So... Why did they suddenly decide to go after Apple now when Mozilla has been in, urm, flagrant violation of this supposed patent for much longer than Apple?
Still #1 -- Lonely Gay Geek
So why is Marshall, Texas such a great venue for patent extortion? The city's web pages don't seem to have an answer, but it does seem to be a nice place.
One wonders if this boils down to a single judge, who might appreciate a free MacBook.
#!
What a joke. Maybe they should go and get the manilla folder people in on this too, because of their ingenious system of tabbed browsing.
Or, to put it another way, you have no idea what you're talking about. Software patents are totally different from normal patents because they protect ideas instead of implimentations. This is inevitable since software is almost always translated from a source language, which is often a trade secret. If software patents were the same as normal ones it would be the details of this source code which is protected (as it is by copyright law already). Allowing patents on software extends the protection to any implimentation in any language and often with any algorithm. This is vastly more protection than a normal patent which covers only one, clearly defined, method and effectively allows a software patent to lock up an entire idea or concept.
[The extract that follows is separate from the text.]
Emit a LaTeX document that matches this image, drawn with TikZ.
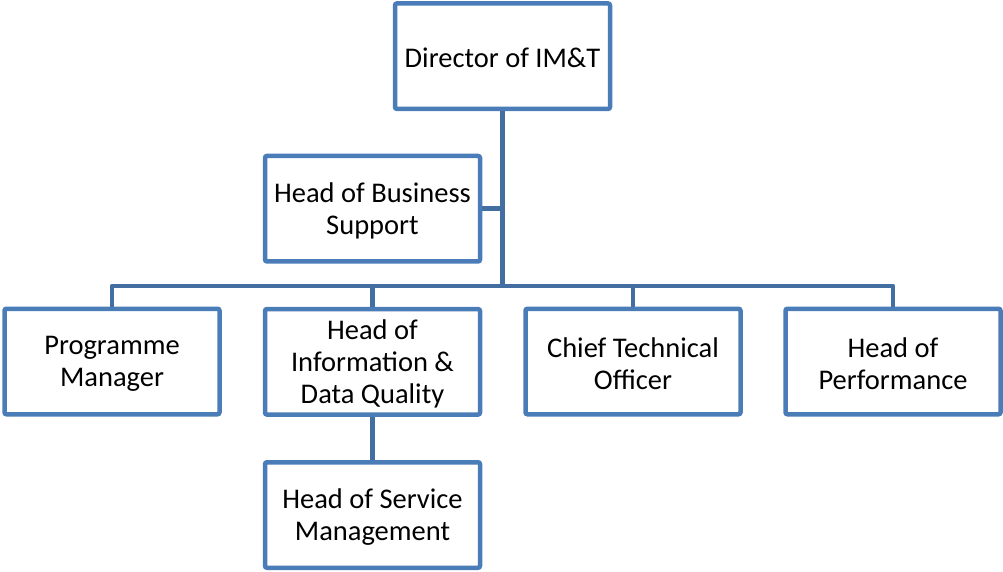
\documentclass[tikz,border=0pt]{standalone}
\usepackage{fontspec}
\setmainfont{Carlito}
\definecolor{boxline}{RGB}{74,124,184}
\definecolor{connline}{RGB}{66,110,162}
\tikzset{
  orgbox/.style={draw=boxline, line width=4.5pt, fill=white, rounded corners=2pt,
    minimum width=215pt, minimum height=105.5pt, inner sep=0pt, align=flush center,
    text width=214pt, font=\fontsize{28.5}{32}\selectfont},
  conn/.style={draw=connline, line width=4.5pt, line join=round},
  lbl/.style={inner sep=0pt, align=flush center, text width=214pt, font=\fontsize{28.5}{32}\selectfont}
}
\begin{document}
\begin{tikzpicture}[x=1pt,y=-1pt]
\useasboundingbox (0,0) rectangle (1003,572);
\node[orgbox] (dir) at (502.5,56.2) {};
\node[orgbox] (bs) at (372.5,208.7) {};
\node[orgbox] (pm) at (112,361.5) {};
\node[orgbox] (hidq) at (372.5,361.8) {};
\node[orgbox] (cto) at (633,361.5) {};
\node[orgbox] (hp) at (893,361.5) {};
\node[orgbox] (hsm) at (372.5,515) {};
\node[lbl] (tdir) at ([yshift=-2pt]dir.center) {Director of IM\&T};
\node[lbl] (tbs) at ([yshift=-2pt]bs.center) {Head of Business\\Support};
\node[lbl] (tpm) at ([yshift=-2.5pt]pm.center) {Programme\\Manager};
\node[lbl] (thidq) at ([yshift=-2pt]hidq.center) {Head of\\Information \&\\Data Quality};
\node[lbl] (tcto) at ([yshift=-2pt]cto.center) {Chief Technical\\Officer};
\node[lbl] (thp) at ([yshift=-2pt]hp.center) {Head of\\Performance};
\node[lbl] (thsm) at ([yshift=-2pt]hsm.center) {Head of Service\\Management};
\coordinate (bus) at (502.5,286);
\draw[conn] (dir.south) -- (bus);
\draw[conn] (bs.east) -- (dir.south |- bs.east);
\draw[conn] (pm.north) -- (pm.north |- bus) -- (hp.north |- bus) -- (hp.north);
\draw[conn] (hidq.north) -- (hidq.north |- bus);
\draw[conn] (cto.north) -- (cto.north |- bus);
\draw[conn] (hidq.south) -- (hsm.north);
\end{tikzpicture}
\end{document}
Additionally, this patent covers something which is as old as the hills. Tabs for organising pages are almost as old as paper itself. Putting that onto a computer simulation of paper is not something that should be patentable at all.
TWW
"Encyclopedia" is to "Wikipedia" what "Library" is to "Some people at a bus stop"
It's gotta be said that Xerox is responsible for most of the GUI's we see nowadays, and if anyone has a right to tabs or anything else in that area, they do, they did a hell of a lot of innovation. But the terms for patents in IT are far too long, and it is kinda unfair that Apple is singled out as well.
Tabbed UI, Apple Lisa, circa 1980. Screenshots, story.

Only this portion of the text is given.